SÉRIE "ENCONTROS HISTÓRICOS NA MPB":
Edu e Bethânia
Cândido de Lima Fernandes
Edu e Bethânia é um álbum de estúdio de MPB
de meados da década de 1960, absolutamente deslumbrante, que une o compositor
carioca Edu Lobo com a jovem Maria Bethânia, que, anos mais tarde, viria a se
destacar como uma das maiores vozes da música popular brasileira, sendo a
primeira cantora do Brasil a vender mais de um milhão de discos.
Este foi
o segundo álbum de estúdio de Bethânia, lançado em 1967, pela gravadora Elenco.
Temos aqui o feliz encontro de Edu Lobo com Maria Bethânia, numa produção de
Aloysio de Oliveira, reunindo os dois jovens talentos. Edu já era um artista
conhecido, consagrado. Maria Bethânia, por outro lado, ainda era uma artista
iniciante, tentando se firmar como cantora, trazendo na bagagem suas primeiras
experiências musicais e o talento demonstrado no show “Opinião”.
Edu Lobo fazia parte do grupo de compositores da chamada segunda geração da
bossa nova. O encontro com o poeta Vinicius de Moraes, em 1961, foi fundamental
para o desenvolvimento de sua carreira profissional. Possibilitou o acesso a
compositores como Tom Jobim (1927-1994), Carlos Lyra (1939) e Baden Powel
(1937-2000), parceiros principais do poeta, além de outros compositores da bossa
nova. Também passou a dialogar com a obra dos compositores Sérgio Ricardo
(1932), João do Vale (1934 - 1996) e do cineasta moçambicano Ruy Guerra (1931) e
a utilizar em suas composições uma temática mais social e motivos da cultura
popular.
Seu nome completo é Eduardo de Góes Lobo, nascido no Rio de
Janeiro, em 1943. Foi criado no Rio de Janeiro e no Recife, onde sempre passava
as férias escolares na casa dos tios. Filho do compositor Fernando Lobo
(1915-1996), é pai do também compositor e cantor Bena Lobo (1972), fruto do seu
casamento com a cantora Wanda Sá. Estudou inicialmente acordeon e depois passou
a se interessar pelo violão.
Apresentamos a seguir alguns aspectos do
início da carreira de Edu Lobo até a gravação do álbum com Bethânia. Edu
conheceu, em 1962, o poeta Vinicius de Moraes (1913-1980) e juntos compuseram o
samba “Só me Fez Bem”, que faz parte deste álbum. Cursou até o 3º ano de direito
na Pontifícia Universidade Católica do Rio de Janeiro (PUC/RJ), quando resolveu
se dedicar exclusivamente à música. Compôs canções de crítica social,
aproximando-se de Sérgio Ricardo, João do Valle, Carlos Lyra e Ruy Guerra. Em
1963, escreveu trilhas musicais para peças de teatro, como “Os Azeredo Mais os
Benevides”, de Oduvaldo Vianna Filho (1936-1974), proibida pela censura. A
música mais famosa da peça, “Chegança”, foi gravada por Elis Regina (1945-1982).

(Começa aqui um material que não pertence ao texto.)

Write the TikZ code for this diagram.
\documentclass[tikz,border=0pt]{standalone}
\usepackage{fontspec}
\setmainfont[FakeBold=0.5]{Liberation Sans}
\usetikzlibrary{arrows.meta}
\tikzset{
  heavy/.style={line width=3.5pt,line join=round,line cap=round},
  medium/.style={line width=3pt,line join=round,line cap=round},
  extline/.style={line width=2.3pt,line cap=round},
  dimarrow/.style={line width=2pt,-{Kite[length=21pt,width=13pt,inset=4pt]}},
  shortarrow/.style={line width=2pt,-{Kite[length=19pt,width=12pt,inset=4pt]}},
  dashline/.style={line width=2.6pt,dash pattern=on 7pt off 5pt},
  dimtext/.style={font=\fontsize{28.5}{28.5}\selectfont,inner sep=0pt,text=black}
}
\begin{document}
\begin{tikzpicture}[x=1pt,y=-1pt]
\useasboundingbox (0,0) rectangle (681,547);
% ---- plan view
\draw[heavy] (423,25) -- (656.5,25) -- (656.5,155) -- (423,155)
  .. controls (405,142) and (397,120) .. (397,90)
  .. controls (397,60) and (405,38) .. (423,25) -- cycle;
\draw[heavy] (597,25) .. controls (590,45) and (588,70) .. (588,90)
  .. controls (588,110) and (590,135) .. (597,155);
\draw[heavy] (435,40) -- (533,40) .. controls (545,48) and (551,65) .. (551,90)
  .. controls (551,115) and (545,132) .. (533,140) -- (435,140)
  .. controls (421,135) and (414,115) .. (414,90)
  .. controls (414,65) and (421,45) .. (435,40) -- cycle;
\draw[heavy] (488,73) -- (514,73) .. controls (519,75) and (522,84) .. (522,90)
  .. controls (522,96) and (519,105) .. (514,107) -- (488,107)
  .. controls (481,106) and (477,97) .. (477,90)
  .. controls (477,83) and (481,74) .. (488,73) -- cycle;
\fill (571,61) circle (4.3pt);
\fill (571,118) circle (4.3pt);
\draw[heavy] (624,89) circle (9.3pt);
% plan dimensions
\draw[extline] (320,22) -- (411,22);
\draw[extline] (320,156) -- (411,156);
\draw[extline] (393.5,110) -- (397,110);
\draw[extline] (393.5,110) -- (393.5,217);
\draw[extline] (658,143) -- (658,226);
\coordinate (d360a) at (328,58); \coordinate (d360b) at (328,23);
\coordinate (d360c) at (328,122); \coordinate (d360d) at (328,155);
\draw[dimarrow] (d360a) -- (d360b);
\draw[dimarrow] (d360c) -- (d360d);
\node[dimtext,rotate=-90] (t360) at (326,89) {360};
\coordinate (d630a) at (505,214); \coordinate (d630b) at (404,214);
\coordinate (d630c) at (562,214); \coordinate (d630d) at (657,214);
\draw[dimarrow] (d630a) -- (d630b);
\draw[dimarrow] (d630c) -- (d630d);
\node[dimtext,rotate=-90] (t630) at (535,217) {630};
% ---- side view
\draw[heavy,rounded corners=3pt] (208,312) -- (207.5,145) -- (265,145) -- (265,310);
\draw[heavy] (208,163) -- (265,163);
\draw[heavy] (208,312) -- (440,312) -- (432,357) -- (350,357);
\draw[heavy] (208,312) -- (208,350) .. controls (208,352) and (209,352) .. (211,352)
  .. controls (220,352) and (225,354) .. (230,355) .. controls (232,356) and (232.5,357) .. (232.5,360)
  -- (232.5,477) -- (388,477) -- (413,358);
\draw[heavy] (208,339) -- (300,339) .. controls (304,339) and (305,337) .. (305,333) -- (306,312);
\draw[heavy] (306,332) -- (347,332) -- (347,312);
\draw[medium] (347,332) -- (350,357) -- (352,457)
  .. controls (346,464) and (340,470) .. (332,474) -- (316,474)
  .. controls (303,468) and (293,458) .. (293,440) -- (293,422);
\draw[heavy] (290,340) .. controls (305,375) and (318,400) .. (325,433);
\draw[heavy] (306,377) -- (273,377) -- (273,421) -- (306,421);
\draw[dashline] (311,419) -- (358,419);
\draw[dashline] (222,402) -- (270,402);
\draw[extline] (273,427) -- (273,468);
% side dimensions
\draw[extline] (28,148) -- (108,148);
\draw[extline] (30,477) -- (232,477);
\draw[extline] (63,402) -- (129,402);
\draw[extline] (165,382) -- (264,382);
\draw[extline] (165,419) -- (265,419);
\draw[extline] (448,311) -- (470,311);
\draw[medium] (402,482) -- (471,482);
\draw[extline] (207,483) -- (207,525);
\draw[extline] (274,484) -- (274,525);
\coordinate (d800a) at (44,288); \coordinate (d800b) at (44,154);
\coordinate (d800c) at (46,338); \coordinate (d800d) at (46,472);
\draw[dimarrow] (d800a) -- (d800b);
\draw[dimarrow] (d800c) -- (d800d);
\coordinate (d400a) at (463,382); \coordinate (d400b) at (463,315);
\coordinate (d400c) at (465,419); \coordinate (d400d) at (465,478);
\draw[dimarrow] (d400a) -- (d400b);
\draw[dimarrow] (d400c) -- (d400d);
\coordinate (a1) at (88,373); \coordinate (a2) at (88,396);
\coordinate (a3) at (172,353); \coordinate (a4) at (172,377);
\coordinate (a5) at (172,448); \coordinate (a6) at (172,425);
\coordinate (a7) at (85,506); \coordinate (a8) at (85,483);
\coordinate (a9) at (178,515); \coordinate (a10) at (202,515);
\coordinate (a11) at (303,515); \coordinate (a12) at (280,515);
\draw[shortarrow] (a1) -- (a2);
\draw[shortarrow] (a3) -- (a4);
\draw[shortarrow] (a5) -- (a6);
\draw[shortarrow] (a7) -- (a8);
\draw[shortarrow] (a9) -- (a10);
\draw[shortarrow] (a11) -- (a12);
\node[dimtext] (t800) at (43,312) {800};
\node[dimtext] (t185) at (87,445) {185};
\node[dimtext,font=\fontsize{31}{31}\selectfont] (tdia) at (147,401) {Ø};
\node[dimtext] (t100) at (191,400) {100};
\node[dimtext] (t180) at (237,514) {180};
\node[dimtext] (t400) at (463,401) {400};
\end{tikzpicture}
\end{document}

Outra música de sucesso, “Borandá”, que era apresentada no musical “Opinião”,
era cantada por Nara Leão e foi gravada, neste álbum, por Maria Bethânia. Já a
música “Zambi” (com Vinicius de Moraes) serviu de inspiração para Gianfrancesco
Guarnieri (1934-2006) escrever “Arena Conta Zumbi”, que estreou no Teatro Arena
em 1965, com trilha sonora de matizes bossa-novistas. “Upa Neguinho”, canção que
faz parte da peça, alcançou sucesso nacional na voz de Elis Regina.

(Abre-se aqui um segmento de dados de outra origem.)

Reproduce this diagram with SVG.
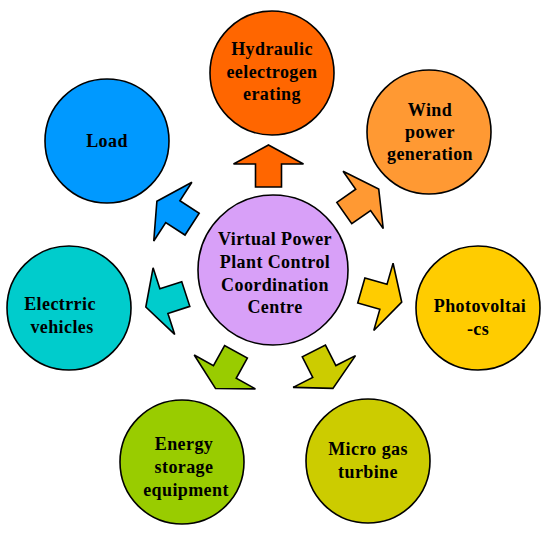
<svg xmlns="http://www.w3.org/2000/svg" xmlns:xlink="http://www.w3.org/1999/xlink" width="550" height="534" viewBox="0 0 550 534">
<style>
.c{stroke:#000;stroke-width:1.6}
.a{stroke:#000;stroke-width:1.6;stroke-linejoin:miter}
text{font-family:"Liberation Serif","Times New Roman",serif;font-weight:bold;font-size:18px;fill:#000;text-anchor:middle;letter-spacing:0.4px}
</style>
<defs>
<path id="arr" d="M0,-21 L35,-2 L13,-2 L13,21 L-13,21 L-13,-2 L-35,-2 Z"/>
</defs>
<rect width="550" height="534" fill="#fff"/>
<g id="connectors">
<use xlink:href="#arr" class="a" fill="#FF6600" transform="translate(268.5,166) rotate(0)"/>
<use xlink:href="#arr" class="a" fill="#FF9933" transform="translate(361.5,201) rotate(55)"/>
<use xlink:href="#arr" class="a" fill="#FFCC00" transform="translate(381.5,296.3) rotate(106)"/>
<use xlink:href="#arr" class="a" fill="#CCCC00" transform="translate(323.4,369.7) rotate(153)"/>
<use xlink:href="#arr" class="a" fill="#99CC00" transform="translate(225.8,370.2) rotate(-151)"/>
<use xlink:href="#arr" class="a" fill="#00CCCC" transform="translate(165.8,300.5) rotate(-108)"/>
<use xlink:href="#arr" class="a" fill="#0099FF" transform="translate(174.5,212.7) rotate(-57)"/>
</g>
<g id="center">
<circle class="c" cx="273" cy="270" r="75" fill="#D8A0F8"/>
<text x="275" y="245">Virtual Power</text>
<text x="275" y="267.5">Plant Control</text>
<text x="275" y="290.5">Coordination</text>
<text x="275" y="313">Centre</text>
</g>
<g id="hydraulic">
<circle class="c" cx="272" cy="73" r="62" fill="#FF6600"/>
<text x="272" y="55">Hydraulic</text>
<text x="272" y="77.5">eelectrogen</text>
<text x="272" y="100">erating</text>
</g>
<g id="wind">
<circle class="c" cx="429" cy="132" r="62" fill="#FF9933"/>
<text x="430" y="116">Wind</text>
<text x="430" y="138">power</text>
<text x="430" y="160">generation</text>
</g>
<g id="photovoltaics">
<circle class="c" cx="478" cy="308" r="62" fill="#FFCC00"/>
<text x="480" y="312">Photovoltai</text>
<text x="478" y="335">-cs</text>
</g>
<g id="microgas">
<circle class="c" cx="368" cy="461" r="62" fill="#CCCC00"/>
<text x="368" y="455">Micro gas</text>
<text x="368" y="478">turbine</text>
</g>
<g id="storage">
<circle class="c" cx="182" cy="462" r="62" fill="#99CC00"/>
<text x="184" y="450">Energy</text>
<text x="184" y="473">storage</text>
<text x="186" y="496">equipment</text>
</g>
<g id="electric">
<circle class="c" cx="69" cy="308" r="62" fill="#00CCCC"/>
<text x="60" y="310">Electrric</text>
<text x="62" y="333">vehicles</text>
</g>
<g id="load">
<circle class="c" cx="107" cy="141" r="62" fill="#0099FF"/>
<text x="107" y="147">Load</text>
</g>
</svg>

Participou de festivais e venceu, em 1965, com letra de Vinicius de Moraes, o 1º
Festival Nacional de Música Popular Brasileira, na TV Excelsior, com “Arrastão”,
interpretada por Elis Regina, que trouxe uma inovação ao se apresentar com
coreografia criada por Lennie Dale (1934-1994). Concorreu em outros festivais e,
em 1967, venceu o 3º Festival da Música Popular Brasileira, na TV Record, com
“Ponteio”, em parceria com José Carlos Capinan (1941). Edu Lobo, a cantora
Marília Medalha (1944) e os grupos vocais Momentoquatro e Quarteto Novo
interpretaram a canção. E também compôs a trilha sonora da peça “Marta Saré”, de
Guarnieri. Em sua brilhante carreira musical, Edu Lobo teve, além dos já citados
compositores, as parcerias de Chico Buarque, Cacaso, Torquato Neto, Paulo César
Pinheiro, Aldir Blanc e Joyce. A parceria com Chico Buarque nos musicais deu
origem a músicas belíssimas, como, por exemplo, “Beatriz” e “Valsa brasileira”.

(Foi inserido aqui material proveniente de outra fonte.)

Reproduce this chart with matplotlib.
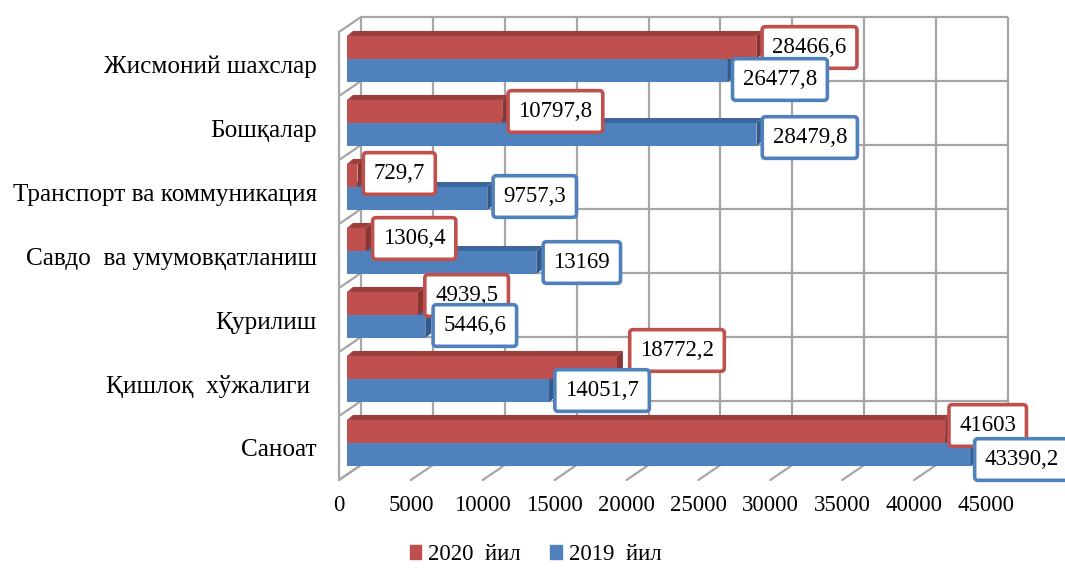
import matplotlib
matplotlib.use('Agg')
import matplotlib.pyplot as plt
from matplotlib.patches import Polygon, Patch, ConnectionPatch
from matplotlib.transforms import IdentityTransform
import numpy as np

plt.rcParams['font.family'] = ['Liberation Serif', 'DejaVu Serif']

# ---------------- data ----------------
categories = ['Саноат', 'Қишлоқ  хўжалиги ', 'Қурилиш', 'Савдо  ва умумовқатланиш',
              'Транспорт ва коммуникация', 'Бошқалар', 'Жисмоний шахслар']
values_2020 = [41603, 18772.2, 4939.5, 1306.4, 729.7, 10797.8, 28466.6]
values_2019 = [43390.2, 14051.7, 5446.6, 13169, 9757.3, 28479.8, 26477.8]
series_labels = ['2020  йил', '2019  йил']
xticks = [0, 5000, 10000, 15000, 20000, 25000, 30000, 35000, 40000, 45000]

# ---------------- style / layout ----------------
RED, BLUE = '#C0504D', '#4F81BD'
RED_TOP, RED_END = '#9C3E3B', '#8A3533'
BLUE_TOP, BLUE_END = '#3C679B', '#335A8A'
GRID = '#A6A6A6'
W, H = 1065, 568
XMAX = 45000
# label offsets in pixels (dx from bar end, dy down from bar centre)
red_dx = [2, 11, 5, 5, 4, 4, 4]
red_dy = [-6, -17, -8, -1, -2, 0, 0]
blue_dx = [2, 4, 6, 5, 4, 4, 3]
blue_dy = [5, 0, -1, 0, -2, 3, 9]

fig = plt.figure(figsize=(W / 100, H / 100), dpi=100)


def rect(l, t, w, h):
    return [l / W, 1 - (t + h) / H, w / W, h / H]


BAR = (347, 27, 647, 448)
BACK = (361, 17, 647, 448)
FRONT = (339, 32, 647, 448)

ylim = (-0.5, len(categories) - 0.5)

# back wall
ax_back = fig.add_axes(rect(*BACK))
ax_back.set_zorder(0)
ax_back.set_xlim(0, XMAX)
ax_back.set_ylim(*ylim)
ax_back.axis('off')
for x in xticks:
    ax_back.plot([x, x], list(ylim), color=GRID, lw=1.6, clip_on=False, solid_capstyle='butt')
bounds = np.arange(ylim[0], ylim[1] + 0.01, 1.0)
for b in bounds:
    ax_back.plot([0, XMAX], [b, b], color=GRID, lw=1.6, clip_on=False, solid_capstyle='butt')

# front plane (labels + left wall edge)
ax_front = fig.add_axes(rect(*FRONT))
ax_front.set_zorder(1)
ax_front.patch.set_visible(False)
ax_front.set_xlim(0, XMAX)
ax_front.set_ylim(*ylim)
for s in ax_front.spines.values():
    s.set_visible(False)
ax_front.set_xticks(xticks)
ax_front.set_xticklabels([str(t) for t in xticks], fontsize=16.5)
ax_front.set_yticks(range(len(categories)))
ax_front.set_yticklabels(categories, fontsize=18.2)
ax_front.tick_params(axis='x', length=0, pad=11)
ax_front.tick_params(axis='y', length=0, pad=16)
ax_front.plot([0, 0], list(ylim), color=GRID, lw=1.6, clip_on=False)

# left wall and floor connectors
for b in bounds:
    con = ConnectionPatch(xyA=(0, b), coordsA=ax_front.transData,
                          xyB=(0, b), coordsB=ax_back.transData,
                          color=GRID, lw=1.6)
    ax_back.add_artist(con)
for x in xticks:
    con = ConnectionPatch(xyA=(x, ylim[0]), coordsA=ax_front.transData,
                          xyB=(x, ylim[0]), coordsB=ax_back.transData,
                          color=GRID, lw=1.6)
    ax_back.add_artist(con)

# bars
ax = fig.add_axes(rect(*BAR))
ax.set_zorder(2)
ax.patch.set_visible(False)
ax.set_xlim(0, XMAX)
ax.set_ylim(*ylim)
ax.axis('off')

y = np.arange(len(categories))
bh = 0.36
blue_bars = ax.barh(y - bh / 2, values_2019, height=bh, color=BLUE, zorder=2)
red_bars = ax.barh(y + bh / 2, values_2020, height=bh, color=RED, zorder=3)

DX, DY = 6, 5  # depth in pixels
fig.canvas.draw()


def add_faces(bars, top_c, end_c, z):
    for r in bars:
        x0, y0 = r.get_x(), r.get_y()
        x1, y1 = x0 + r.get_width(), y0 + r.get_height()
        (X0, Y0), (X1, Y1) = ax.transData.transform([(x0, y0), (x1, y1)])
        top = [(X0, Y1), (X1, Y1), (X1 + DX, Y1 + DY), (X0 + DX, Y1 + DY)]
        end = [(X1, Y0), (X1, Y1), (X1 + DX, Y1 + DY), (X1 + DX, Y0 + DY)]
        ax.add_patch(Polygon(top, closed=True, fc=top_c, ec='none',
                             transform=IdentityTransform(), zorder=z, clip_on=False))
        ax.add_patch(Polygon(end, closed=True, fc=end_c, ec='none',
                             transform=IdentityTransform(), zorder=z, clip_on=False))


add_faces(blue_bars, BLUE_TOP, BLUE_END, 2)
add_faces(red_bars, RED_TOP, RED_END, 3)


def fmt(v):
    s = f'{v:.1f}'
    if s.endswith('.0'):
        s = s[:-2]
    return s.replace('.', ',')


PX = 100 / 72
LABEL_FS = 16.5
BOX_PAD = 0.45
PAD_PX = BOX_PAD * LABEL_FS * PX + 1.8
for vals, centers, dxs, dys, col in [
        (values_2020, y + bh / 2, red_dx, red_dy, RED),
        (values_2019, y - bh / 2, blue_dx, blue_dy, BLUE)]:
    for v, c, dx, dy in zip(vals, centers, dxs, dys):
        ax.annotate(fmt(v), xy=(v, c), xytext=((dx + PAD_PX) / PX, -dy / PX),
                    textcoords='offset points', ha='left', va='center', fontsize=LABEL_FS,
                    zorder=6, annotation_clip=False,
                    bbox=dict(boxstyle=f'round,pad={BOX_PAD},rounding_size=0.15',
                              fc='white', ec=col, lw=2.6))

fig.legend(handles=[Patch(color=RED), Patch(color=BLUE)], labels=series_labels,
           loc='center', bbox_to_anchor=(535.5 / W, 1 - 555 / H), ncol=2, frameon=False,
           fontsize=16.5, handlelength=0.5, handleheight=0.55, handletextpad=0.3,
           columnspacing=1.3, borderaxespad=0, borderpad=0)

fig.savefig('out.png', dpi=100)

Chico Buarque e Edu Lobo podem se orgulhar de ter composto aquele que é,
provavelmente, o melhor disco de trilha-sonora concebido para balé no Brasil: “O
grande circo místico”.
Maria Bethânia nasceu no dia 18 de junho de 1946,
em Santo Amaro da Purificação, na Bahia. Seus pais se chamavam Claudionor Vianna
(Dona Canô) e José Telles Velloso (Sr. Zezinho), e o nome da menina havia sido
escolhido pelo irmão, o futuro cantor e compositor Caetano Velloso, então com
quatro anos de idade. Ele pedira isso aos pais, por gostar muito de uma música
de Capiba, gravada por Nelson Gonçalves, intitulada Maria Bethânia. Desde a
escolha de seu nome pelo irmão Caetano, tudo já indicava o caminho artístico que
a menina de Santo Amaro da Purificação seguiria até se tornar uma das principais
intérpretes da Música Popular Brasileira.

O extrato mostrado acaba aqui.